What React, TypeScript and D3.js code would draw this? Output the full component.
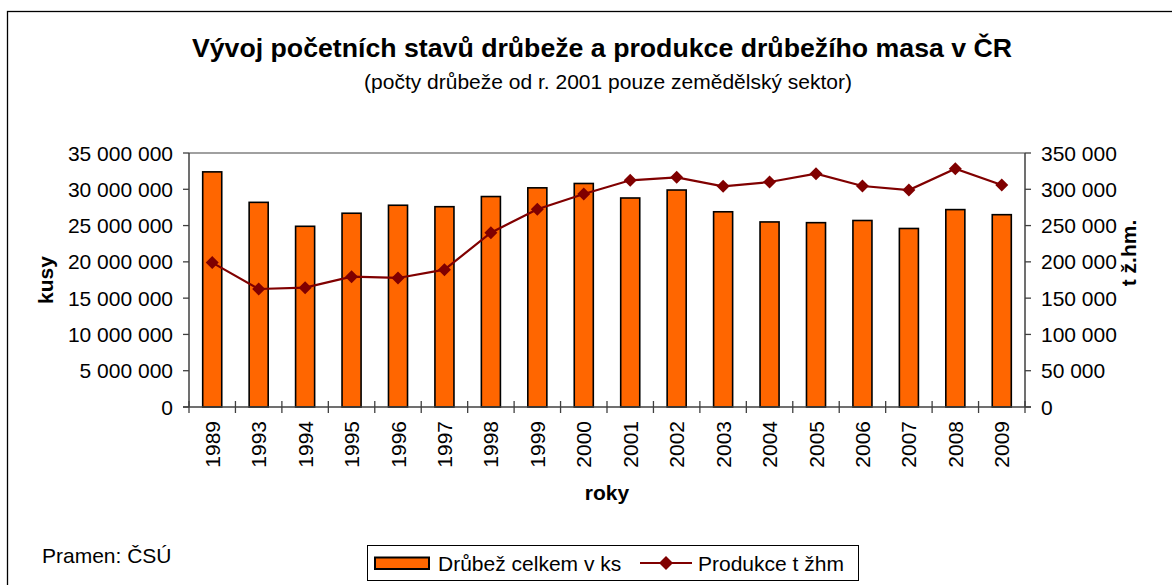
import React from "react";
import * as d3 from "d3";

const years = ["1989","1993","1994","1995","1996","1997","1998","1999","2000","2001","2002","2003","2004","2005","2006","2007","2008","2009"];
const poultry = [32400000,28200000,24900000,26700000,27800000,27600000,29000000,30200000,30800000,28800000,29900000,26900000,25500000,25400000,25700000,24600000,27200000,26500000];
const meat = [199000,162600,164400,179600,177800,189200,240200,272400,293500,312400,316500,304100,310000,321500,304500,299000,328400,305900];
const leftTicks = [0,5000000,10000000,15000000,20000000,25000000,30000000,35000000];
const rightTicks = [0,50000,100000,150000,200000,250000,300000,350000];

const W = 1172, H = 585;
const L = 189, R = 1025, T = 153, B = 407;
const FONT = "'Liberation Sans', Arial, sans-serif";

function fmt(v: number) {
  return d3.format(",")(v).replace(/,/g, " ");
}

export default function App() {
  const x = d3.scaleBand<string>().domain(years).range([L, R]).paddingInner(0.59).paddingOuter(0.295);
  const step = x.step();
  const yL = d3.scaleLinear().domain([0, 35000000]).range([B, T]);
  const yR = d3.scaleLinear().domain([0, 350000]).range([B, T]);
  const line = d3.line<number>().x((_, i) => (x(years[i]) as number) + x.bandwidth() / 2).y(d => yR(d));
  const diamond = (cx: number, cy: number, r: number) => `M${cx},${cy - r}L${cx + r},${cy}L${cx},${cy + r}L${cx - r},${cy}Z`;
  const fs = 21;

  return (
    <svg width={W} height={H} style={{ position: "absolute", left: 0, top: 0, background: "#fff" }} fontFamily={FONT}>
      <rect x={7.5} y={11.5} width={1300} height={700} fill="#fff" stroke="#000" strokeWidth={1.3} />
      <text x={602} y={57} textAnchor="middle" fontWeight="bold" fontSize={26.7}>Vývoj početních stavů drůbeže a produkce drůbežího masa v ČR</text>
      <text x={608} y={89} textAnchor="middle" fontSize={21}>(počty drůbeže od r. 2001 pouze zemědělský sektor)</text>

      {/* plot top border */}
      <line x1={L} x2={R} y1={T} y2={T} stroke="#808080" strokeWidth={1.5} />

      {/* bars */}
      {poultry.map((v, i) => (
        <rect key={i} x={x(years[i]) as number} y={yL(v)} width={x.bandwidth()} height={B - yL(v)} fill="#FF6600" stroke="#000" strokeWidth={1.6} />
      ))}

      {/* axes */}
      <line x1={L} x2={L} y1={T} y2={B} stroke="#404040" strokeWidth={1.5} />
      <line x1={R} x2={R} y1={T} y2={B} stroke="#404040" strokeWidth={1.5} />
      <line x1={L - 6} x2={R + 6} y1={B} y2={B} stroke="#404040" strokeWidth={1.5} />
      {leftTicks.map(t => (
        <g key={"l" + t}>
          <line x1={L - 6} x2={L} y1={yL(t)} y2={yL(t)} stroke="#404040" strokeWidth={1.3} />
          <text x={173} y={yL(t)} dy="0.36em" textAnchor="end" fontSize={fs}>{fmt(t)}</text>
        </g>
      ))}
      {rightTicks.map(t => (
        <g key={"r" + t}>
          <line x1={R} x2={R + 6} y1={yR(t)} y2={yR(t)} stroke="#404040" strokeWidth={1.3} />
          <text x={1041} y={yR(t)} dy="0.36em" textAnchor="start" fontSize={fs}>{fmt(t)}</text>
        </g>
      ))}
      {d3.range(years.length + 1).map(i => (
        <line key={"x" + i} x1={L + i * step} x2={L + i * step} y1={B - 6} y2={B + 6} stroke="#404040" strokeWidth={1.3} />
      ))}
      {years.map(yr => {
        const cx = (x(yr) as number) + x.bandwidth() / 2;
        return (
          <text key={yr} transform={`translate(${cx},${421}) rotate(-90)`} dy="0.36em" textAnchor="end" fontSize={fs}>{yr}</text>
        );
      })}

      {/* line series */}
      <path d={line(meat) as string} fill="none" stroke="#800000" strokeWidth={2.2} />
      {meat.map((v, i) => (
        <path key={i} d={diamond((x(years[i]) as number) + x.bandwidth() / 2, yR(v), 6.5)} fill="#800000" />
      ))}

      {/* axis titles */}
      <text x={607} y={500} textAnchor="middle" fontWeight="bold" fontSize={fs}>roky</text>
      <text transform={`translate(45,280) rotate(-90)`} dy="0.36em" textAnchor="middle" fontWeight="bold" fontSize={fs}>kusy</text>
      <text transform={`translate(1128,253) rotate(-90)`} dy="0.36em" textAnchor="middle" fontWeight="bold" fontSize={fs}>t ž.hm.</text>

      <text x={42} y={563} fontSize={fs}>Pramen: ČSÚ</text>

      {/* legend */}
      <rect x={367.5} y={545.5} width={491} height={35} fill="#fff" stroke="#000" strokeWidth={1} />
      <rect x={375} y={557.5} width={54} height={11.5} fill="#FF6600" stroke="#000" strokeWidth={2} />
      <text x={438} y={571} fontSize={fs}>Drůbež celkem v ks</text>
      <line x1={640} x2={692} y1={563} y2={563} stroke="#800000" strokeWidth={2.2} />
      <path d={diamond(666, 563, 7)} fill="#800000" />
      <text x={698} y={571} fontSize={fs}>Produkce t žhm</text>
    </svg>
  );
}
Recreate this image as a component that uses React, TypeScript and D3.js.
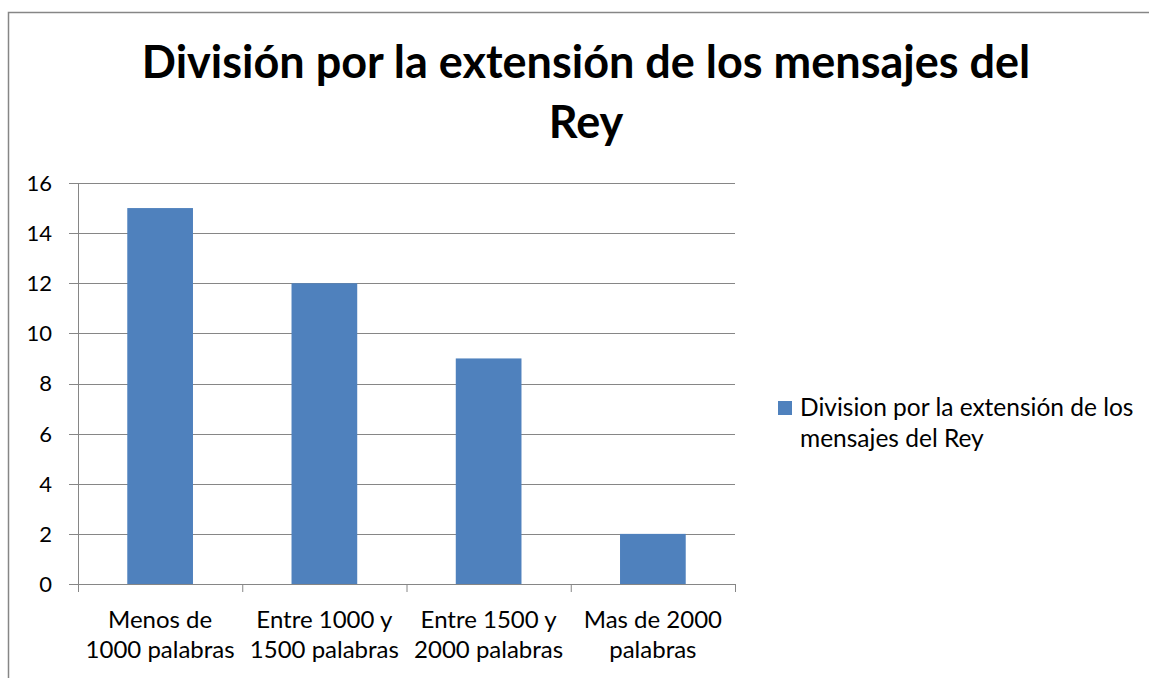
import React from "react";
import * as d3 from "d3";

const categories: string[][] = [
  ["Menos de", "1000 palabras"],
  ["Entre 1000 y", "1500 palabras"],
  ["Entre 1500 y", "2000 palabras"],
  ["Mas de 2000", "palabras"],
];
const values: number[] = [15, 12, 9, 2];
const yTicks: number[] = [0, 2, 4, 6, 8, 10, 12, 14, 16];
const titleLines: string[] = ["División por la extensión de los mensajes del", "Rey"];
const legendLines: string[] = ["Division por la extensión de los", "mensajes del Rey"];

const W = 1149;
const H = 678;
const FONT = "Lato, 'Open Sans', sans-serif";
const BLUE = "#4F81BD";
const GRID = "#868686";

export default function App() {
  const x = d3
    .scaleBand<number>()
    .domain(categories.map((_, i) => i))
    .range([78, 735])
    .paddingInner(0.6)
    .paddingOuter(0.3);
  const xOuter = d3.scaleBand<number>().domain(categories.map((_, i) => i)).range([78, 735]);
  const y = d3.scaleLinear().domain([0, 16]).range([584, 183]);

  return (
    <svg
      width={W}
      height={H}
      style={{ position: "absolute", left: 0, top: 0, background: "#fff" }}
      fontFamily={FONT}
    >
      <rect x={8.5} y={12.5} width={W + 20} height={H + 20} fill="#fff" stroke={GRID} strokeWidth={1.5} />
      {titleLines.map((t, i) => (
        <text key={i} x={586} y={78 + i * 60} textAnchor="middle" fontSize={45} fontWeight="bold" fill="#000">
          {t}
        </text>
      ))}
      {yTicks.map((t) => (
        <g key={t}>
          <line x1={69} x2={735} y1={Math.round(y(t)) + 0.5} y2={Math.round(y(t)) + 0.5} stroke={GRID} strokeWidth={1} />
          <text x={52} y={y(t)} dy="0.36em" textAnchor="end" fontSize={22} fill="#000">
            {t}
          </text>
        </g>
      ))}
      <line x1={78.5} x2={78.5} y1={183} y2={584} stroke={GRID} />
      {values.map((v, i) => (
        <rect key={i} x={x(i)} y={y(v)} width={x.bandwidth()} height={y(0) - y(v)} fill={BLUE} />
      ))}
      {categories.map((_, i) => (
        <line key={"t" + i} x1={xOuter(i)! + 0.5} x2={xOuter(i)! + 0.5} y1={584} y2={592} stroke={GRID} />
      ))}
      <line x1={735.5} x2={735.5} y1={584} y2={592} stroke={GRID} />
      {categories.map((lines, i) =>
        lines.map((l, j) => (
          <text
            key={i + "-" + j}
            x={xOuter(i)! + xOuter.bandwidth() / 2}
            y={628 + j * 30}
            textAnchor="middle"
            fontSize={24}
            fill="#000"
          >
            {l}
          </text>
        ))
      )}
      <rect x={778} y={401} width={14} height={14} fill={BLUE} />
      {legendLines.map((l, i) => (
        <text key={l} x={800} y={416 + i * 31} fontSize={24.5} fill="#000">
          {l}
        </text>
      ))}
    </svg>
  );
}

> [BRIEF]
Gather every line from the listing above in which the word "this" appears.

> [RESULT OF THE TASK]
What React, TypeScript and D3.js code would draw this? Output the full component.
Recreate this image as a component that uses React, TypeScript and D3.js.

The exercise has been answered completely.